EXERCISE INSTRUCTIONS: Only the lines from the start of the data to the line containing "const yTicks = [0, 50, 100, 150, 200, 250, 300];", both included, should be output, exactly and without pictures.

>> begin

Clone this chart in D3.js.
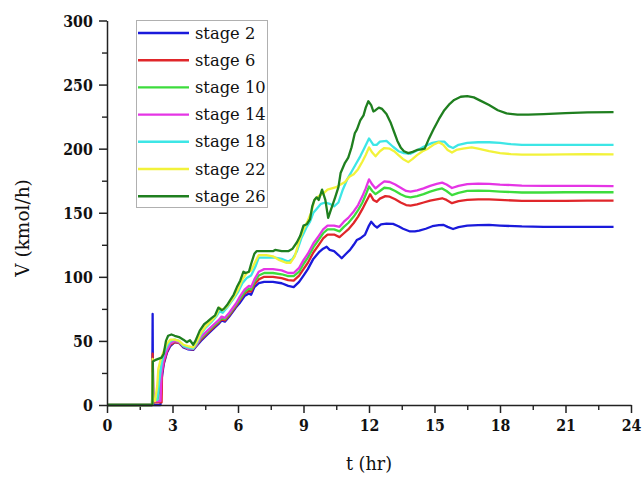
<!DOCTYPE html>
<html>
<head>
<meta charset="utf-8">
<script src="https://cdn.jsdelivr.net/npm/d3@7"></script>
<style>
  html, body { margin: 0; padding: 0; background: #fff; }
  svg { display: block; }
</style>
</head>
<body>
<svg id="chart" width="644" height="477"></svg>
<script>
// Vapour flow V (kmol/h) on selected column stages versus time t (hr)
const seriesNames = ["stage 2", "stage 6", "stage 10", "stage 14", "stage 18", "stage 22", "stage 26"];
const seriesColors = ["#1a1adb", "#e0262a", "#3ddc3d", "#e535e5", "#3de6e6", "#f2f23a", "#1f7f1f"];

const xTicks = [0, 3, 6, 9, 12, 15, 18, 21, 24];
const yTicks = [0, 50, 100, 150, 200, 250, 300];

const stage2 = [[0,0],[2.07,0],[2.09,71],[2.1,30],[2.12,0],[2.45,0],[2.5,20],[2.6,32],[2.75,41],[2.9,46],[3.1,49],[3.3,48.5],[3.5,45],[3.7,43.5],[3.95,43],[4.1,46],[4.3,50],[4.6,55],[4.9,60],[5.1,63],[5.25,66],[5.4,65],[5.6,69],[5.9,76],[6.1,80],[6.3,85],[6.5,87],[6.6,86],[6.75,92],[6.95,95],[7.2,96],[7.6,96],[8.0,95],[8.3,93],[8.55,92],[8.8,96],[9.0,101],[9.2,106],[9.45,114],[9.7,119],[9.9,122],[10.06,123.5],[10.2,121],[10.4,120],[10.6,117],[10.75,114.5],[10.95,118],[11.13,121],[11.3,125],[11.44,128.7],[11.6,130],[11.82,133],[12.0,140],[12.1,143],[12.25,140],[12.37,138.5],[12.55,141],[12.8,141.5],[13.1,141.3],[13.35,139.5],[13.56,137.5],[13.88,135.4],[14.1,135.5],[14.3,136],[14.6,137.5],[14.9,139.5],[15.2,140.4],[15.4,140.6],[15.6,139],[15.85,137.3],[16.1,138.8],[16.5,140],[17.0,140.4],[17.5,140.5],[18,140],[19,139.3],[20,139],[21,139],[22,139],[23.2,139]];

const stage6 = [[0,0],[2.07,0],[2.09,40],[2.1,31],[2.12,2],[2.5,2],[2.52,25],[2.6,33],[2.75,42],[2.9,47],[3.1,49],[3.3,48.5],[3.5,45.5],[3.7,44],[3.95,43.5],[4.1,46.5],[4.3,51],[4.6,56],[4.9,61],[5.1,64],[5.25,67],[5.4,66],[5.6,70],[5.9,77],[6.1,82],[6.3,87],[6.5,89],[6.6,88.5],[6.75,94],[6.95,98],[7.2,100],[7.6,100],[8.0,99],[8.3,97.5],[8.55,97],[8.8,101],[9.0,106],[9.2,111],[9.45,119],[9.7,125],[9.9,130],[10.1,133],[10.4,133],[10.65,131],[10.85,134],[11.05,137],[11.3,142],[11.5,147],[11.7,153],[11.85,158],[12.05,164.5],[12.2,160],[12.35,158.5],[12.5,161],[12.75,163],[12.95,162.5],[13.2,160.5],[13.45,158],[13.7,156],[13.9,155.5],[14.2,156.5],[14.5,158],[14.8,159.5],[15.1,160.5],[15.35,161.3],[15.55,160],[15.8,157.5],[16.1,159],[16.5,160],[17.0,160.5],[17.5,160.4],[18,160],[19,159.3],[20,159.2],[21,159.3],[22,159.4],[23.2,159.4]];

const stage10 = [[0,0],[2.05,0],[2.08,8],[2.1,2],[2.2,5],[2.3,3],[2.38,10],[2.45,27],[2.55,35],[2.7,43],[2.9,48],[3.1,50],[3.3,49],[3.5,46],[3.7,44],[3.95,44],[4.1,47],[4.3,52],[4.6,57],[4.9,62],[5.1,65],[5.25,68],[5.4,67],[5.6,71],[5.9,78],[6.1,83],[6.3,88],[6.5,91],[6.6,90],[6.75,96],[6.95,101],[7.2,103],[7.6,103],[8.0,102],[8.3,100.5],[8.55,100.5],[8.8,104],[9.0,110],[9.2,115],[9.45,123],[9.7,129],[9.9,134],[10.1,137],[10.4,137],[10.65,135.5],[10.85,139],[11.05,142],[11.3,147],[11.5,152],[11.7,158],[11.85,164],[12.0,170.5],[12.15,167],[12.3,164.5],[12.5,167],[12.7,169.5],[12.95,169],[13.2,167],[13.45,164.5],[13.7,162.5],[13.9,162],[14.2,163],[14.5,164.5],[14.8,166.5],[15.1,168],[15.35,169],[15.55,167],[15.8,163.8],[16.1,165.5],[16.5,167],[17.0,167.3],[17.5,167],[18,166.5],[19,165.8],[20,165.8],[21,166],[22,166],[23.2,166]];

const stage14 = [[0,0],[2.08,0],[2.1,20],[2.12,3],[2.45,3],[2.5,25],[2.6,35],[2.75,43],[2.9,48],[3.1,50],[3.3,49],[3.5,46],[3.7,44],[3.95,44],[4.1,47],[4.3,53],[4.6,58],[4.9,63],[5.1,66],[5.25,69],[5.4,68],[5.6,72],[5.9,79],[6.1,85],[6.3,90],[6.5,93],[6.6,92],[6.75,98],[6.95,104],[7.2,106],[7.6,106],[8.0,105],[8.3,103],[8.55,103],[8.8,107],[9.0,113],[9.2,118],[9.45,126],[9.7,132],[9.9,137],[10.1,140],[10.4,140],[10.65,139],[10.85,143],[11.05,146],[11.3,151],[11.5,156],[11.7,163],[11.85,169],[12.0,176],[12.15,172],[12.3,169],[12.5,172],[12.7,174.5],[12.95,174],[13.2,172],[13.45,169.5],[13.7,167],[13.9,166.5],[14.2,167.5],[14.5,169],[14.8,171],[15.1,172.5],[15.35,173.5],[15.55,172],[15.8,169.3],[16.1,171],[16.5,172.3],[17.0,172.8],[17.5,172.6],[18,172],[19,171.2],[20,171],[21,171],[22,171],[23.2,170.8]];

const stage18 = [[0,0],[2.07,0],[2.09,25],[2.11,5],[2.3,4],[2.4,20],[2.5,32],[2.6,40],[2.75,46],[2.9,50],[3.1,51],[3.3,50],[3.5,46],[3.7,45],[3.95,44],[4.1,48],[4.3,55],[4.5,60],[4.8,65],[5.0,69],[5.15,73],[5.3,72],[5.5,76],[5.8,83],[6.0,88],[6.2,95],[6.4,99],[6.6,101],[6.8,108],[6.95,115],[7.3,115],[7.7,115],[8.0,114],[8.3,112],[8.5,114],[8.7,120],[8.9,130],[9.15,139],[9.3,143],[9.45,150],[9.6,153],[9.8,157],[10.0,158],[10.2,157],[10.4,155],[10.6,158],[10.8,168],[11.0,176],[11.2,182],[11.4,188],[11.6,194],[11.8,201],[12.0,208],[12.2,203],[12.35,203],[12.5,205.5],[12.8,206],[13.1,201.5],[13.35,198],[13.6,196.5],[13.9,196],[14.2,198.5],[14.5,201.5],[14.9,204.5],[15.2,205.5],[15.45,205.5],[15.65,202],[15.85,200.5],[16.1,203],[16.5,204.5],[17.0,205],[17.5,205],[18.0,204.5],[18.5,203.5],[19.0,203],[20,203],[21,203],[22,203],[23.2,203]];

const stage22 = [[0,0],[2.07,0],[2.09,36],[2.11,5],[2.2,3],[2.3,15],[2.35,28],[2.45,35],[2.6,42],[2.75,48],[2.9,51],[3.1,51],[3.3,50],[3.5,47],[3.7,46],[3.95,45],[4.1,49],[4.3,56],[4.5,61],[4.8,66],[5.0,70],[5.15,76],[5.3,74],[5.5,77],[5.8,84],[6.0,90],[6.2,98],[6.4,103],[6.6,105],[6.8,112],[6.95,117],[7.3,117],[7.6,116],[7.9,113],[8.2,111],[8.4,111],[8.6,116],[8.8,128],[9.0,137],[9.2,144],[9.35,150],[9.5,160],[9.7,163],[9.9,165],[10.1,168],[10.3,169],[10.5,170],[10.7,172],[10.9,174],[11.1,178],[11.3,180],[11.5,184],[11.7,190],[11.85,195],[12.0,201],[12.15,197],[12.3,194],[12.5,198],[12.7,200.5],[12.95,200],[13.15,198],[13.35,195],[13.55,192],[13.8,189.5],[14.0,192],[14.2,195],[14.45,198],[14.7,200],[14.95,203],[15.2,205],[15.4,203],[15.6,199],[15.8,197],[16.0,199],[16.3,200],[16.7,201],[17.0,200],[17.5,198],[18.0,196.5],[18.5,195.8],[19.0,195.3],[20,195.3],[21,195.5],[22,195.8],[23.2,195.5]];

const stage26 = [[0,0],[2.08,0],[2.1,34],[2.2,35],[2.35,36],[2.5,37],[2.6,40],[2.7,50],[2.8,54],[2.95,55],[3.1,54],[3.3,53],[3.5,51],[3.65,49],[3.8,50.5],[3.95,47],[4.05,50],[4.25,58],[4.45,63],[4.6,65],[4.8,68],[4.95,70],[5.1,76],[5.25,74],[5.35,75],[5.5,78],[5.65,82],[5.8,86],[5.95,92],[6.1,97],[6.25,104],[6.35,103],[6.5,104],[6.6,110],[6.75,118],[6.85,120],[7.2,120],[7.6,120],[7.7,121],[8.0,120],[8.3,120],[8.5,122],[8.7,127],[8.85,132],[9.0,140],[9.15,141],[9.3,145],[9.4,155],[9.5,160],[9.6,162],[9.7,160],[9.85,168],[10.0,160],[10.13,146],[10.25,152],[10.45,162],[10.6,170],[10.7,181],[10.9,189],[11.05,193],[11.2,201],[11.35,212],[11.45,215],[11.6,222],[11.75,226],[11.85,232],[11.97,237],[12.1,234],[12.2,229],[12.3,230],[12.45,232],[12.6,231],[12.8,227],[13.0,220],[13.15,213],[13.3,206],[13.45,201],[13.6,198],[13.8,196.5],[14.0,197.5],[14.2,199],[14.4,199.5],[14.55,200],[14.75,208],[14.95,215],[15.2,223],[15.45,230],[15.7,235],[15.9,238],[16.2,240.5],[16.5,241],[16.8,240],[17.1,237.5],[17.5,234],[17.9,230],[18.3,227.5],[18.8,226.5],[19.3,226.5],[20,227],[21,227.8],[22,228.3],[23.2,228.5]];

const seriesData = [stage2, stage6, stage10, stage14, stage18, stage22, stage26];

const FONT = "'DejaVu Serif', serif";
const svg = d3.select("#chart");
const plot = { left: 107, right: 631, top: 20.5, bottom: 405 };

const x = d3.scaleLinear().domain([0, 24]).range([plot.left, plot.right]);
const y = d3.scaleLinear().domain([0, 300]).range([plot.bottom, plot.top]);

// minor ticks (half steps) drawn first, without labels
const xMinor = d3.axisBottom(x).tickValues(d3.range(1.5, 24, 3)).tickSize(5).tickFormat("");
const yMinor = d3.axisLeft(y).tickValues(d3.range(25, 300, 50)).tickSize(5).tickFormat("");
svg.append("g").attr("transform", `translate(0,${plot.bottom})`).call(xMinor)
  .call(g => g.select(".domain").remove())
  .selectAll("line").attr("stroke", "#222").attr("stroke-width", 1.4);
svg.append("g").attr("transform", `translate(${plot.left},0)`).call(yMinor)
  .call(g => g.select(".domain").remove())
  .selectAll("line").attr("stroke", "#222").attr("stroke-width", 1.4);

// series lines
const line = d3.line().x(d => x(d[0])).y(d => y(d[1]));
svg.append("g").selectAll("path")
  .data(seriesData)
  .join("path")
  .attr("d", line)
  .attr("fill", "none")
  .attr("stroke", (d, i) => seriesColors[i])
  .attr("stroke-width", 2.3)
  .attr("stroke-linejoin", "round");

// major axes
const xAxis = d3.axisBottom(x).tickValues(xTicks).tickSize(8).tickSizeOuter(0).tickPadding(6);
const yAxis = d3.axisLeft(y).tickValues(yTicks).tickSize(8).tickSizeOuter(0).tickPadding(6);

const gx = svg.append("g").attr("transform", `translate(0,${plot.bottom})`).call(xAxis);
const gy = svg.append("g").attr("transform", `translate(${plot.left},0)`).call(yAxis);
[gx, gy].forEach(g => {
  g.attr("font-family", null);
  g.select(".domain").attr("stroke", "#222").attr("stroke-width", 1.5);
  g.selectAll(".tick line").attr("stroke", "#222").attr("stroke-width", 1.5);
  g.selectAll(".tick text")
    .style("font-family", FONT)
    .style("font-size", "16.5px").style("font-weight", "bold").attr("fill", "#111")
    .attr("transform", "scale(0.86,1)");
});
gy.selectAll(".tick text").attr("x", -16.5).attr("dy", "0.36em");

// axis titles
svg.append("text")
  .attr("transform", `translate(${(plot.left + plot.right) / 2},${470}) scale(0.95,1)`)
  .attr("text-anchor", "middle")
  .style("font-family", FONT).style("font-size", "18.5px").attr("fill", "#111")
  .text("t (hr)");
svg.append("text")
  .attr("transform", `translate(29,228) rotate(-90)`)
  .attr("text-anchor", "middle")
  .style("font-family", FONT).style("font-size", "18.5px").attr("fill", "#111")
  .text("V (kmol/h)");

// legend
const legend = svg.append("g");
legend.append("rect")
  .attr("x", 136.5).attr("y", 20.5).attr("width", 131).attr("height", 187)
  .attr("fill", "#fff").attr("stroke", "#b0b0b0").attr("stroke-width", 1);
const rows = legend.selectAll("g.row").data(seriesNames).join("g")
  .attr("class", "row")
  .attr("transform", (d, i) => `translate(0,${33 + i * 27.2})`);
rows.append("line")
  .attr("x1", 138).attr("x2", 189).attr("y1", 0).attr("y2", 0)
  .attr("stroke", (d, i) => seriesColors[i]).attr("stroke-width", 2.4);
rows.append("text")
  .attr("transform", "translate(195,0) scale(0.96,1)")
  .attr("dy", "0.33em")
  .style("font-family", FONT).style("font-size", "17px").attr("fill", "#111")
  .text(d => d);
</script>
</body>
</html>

>> end

ANSWER:
Clone this chart in D3.js.
<!DOCTYPE html>
<html>
<head>
<meta charset="utf-8">
<script src="https://cdn.jsdelivr.net/npm/d3@7"></script>
<style>
  html, body { margin: 0; padding: 0; background: #fff; }
  svg { display: block; }
</style>
</head>
<body>
<svg id="chart" width="644" height="477"></svg>
<script>
// Vapour flow V (kmol/h) on selected column stages versus time t (hr)
const seriesNames = ["stage 2", "stage 6", "stage 10", "stage 14", "stage 18", "stage 22", "stage 26"];
const seriesColors = ["#1a1adb", "#e0262a", "#3ddc3d", "#e535e5", "#3de6e6", "#f2f23a", "#1f7f1f"];

const xTicks = [0, 3, 6, 9, 12, 15, 18, 21, 24];
const yTicks = [0, 50, 100, 150, 200, 250, 300];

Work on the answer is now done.